June 9, 2021
LONDON — Fastly, the company hit by a major outage that caused many of the world’s top websites to go offline briefly this week, blamed the problem on a software bug that was triggered when a customer changed a setting.
The problem at Fastly meant internet users couldn’t connect to a host of popular websites early Tuesday including The New York Times, the Guardian, Twitch, Reddit and the British government’s homepage.
“We experienced a global outage due to an undiscovered software bug that surfaced on June 8 when it was triggered by a valid customer configuration change,” Nick Rockwell, Fastly’s senior vice president of engineering and infrastructure, said in a blog post late Tuesday.
He said the outage was “broad and severe” but the company quickly identified, isolated and disabled the problem and after 49 minutes, most of its network was up and running again.
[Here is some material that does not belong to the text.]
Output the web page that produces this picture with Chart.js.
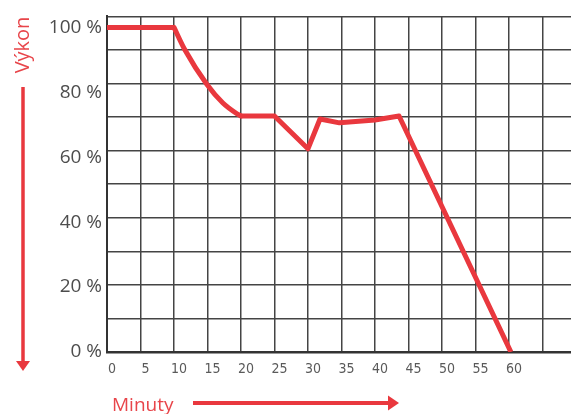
<!DOCTYPE html>
<html>
<head>
<meta charset="utf-8">
<script src="https://cdn.jsdelivr.net/npm/chart.js@4"></script>
<style>
html,body{margin:0;padding:0;background:#fff;overflow:hidden;width:571px;height:414px;}
#wrap{position:absolute;left:0;top:0;width:600px;height:414px;}
</style>
</head>
<body>
<div id="wrap"><canvas id="c" width="600" height="414"></canvas></div>
<script>
// Data
// straight parts of the power line
const minutes = [0, 10, 20, 25, 30, 31.8, 34.7, 40, 43.6, 60.3];
const power   = [100, 100, 72.7, 72.7, 62.6, 71.8, 70.6, 71.5, 72.7, 0];
// the smooth fall between 10 and 20 minutes
const curveMinutes = [10, 11.6, 14.9, 17.3, 19.4, 20];
const curvePower   = [100, 93.2, 82.5, 76.7, 73.4, 72.7];
const xTickValues = [0, 5, 10, 15, 20, 25, 30, 35, 40, 45, 50, 55, 60];
const yTickValues = [0, 20, 40, 60, 80, 100];
const yAxisTitle = 'Výkon';
const xAxisTitle = 'Minuty';

const RED = '#e9383e';
const GRID = '#444';

const straightPts = minutes.map((m, i) => ({x: m, y: power[i]}));
const curvePts = curveMinutes.map((m, i) => ({x: m, y: curvePower[i]}));

const annot = {
  id: 'annot',
  afterDraw(chart) {
    const ctx = chart.ctx;
    ctx.save();
    ctx.fillStyle = '#e8454a';
    ctx.font = '20px "Open Sans", sans-serif';
    ctx.translate(23, 45);
    ctx.rotate(-Math.PI / 2);
    ctx.textAlign = 'center';
    ctx.textBaseline = 'middle';
    ctx.fillText(yAxisTitle, 0, 0);
    ctx.restore();

    ctx.save();
    ctx.strokeStyle = RED;
    ctx.fillStyle = RED;
    ctx.lineWidth = 3.5;
    ctx.beginPath();
    ctx.moveTo(23, 87);
    ctx.lineTo(23, 362);
    ctx.stroke();
    ctx.beginPath();
    ctx.moveTo(16, 361);
    ctx.lineTo(30, 361);
    ctx.lineTo(23, 371);
    ctx.closePath();
    ctx.fill();
    ctx.lineWidth = 4;
    ctx.beginPath();
    ctx.moveTo(193, 403);
    ctx.lineTo(390, 403);
    ctx.stroke();
    ctx.beginPath();
    ctx.moveTo(388, 395.5);
    ctx.lineTo(399, 403);
    ctx.lineTo(388, 410.5);
    ctx.closePath();
    ctx.fill();
    ctx.fillStyle = '#e8454a';
    ctx.font = '19px "Open Sans", sans-serif';
    ctx.textAlign = 'left';
    ctx.textBaseline = 'alphabetic';
    ctx.fillText(xAxisTitle, 112, 411);
    ctx.restore();
  }
};

new Chart(document.getElementById('c'), {
  type: 'line',
  data: {
    datasets: [{
      data: straightPts,
      borderColor: RED,
      borderWidth: 5,
      pointRadius: 0,
      tension: 0,
      borderJoinStyle: 'round',
      segment: {
        borderColor: c => (c.p0.parsed.x === 10 && c.p1.parsed.x === 20 ? 'rgba(0,0,0,0)' : RED)
      },
      fill: false
    }, {
      data: curvePts,
      borderColor: RED,
      borderWidth: 5,
      pointRadius: 0,
      cubicInterpolationMode: 'monotone',
      borderCapStyle: 'round',
      borderJoinStyle: 'round',
      fill: false
    }]
  },
  options: {
    responsive: false,
    animation: false,
    events: [],
    layout: {padding: {top: 15, left: 0, right: 0, bottom: 0}},
    plugins: {legend: {display: false}, tooltip: {enabled: false}},
    scales: {
      x: {
        type: 'linear',
        min: 0,
        max: 73.6,
        afterBuildTicks(s) { s.ticks = xTickValues.map(v => ({value: v})).concat([{value: 65}, {value: 70}]); },
        ticks: {
          autoSkip: false,
          maxRotation: 0,
          padding: 9,
          labelOffset: 5,
          color: '#5a5a5a',
          font: {family: '"Liberation Sans Narrow", "DejaVu Sans Condensed", sans-serif', size: 14},
          callback: v => (xTickValues.includes(v) ? String(v) : '')
        },
        grid: {color: GRID, lineWidth: 1.5, drawTicks: false},
        border: {display: true, color: '#333', width: 2.5},
        afterFit(s) { s.height = 62; }
      },
      y: {
        type: 'linear',
        position: 'left',
        min: 0,
        max: 103.4,
        afterBuildTicks(s) { s.ticks = yTickValues.map(v => ({value: v})); },
        ticks: {
          padding: 5,
          color: '#4d4d4d',
          font: {family: '"Open Sans", sans-serif', size: 19},
          callback: v => v + ' %'
        },
        grid: {display: false, drawTicks: false},
        border: {display: true, color: '#333', width: 2},
        afterFit(s) { s.width = 107; }
      },
      yGrid: {
        type: 'linear',
        position: 'right',
        min: 0,
        max: 100,
        ticks: {display: false, stepSize: 10},
        grid: {color: GRID, lineWidth: 1.5, drawTicks: false},
        border: {display: false},
        afterFit(s) { s.width = 0; }
      }
    }
  },
  plugins: [annot]
});
</script>
</body>
</html>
The bug had been included in a software update that was rolled out in May and Rockwell said the company is trying to figure out why it wasn’t detected during testing.
“Even though there were specific conditions that triggered this outage, we should have anticipated it,” Rockwell said.
San Francisco-based Fastly provides what’s called a content delivery network — an arrangement that allows customer websites to store data such as images and videos on various mirror servers across 26 countries. Keeping the data closer to users means it shows up faster.
But the incident highlighted how much of the global internet is dependent on a handful of behind-the-scenes companies like Fastly that provide vital infrastructure, and it amplified concerns about how vulnerable they are to more serious disruption.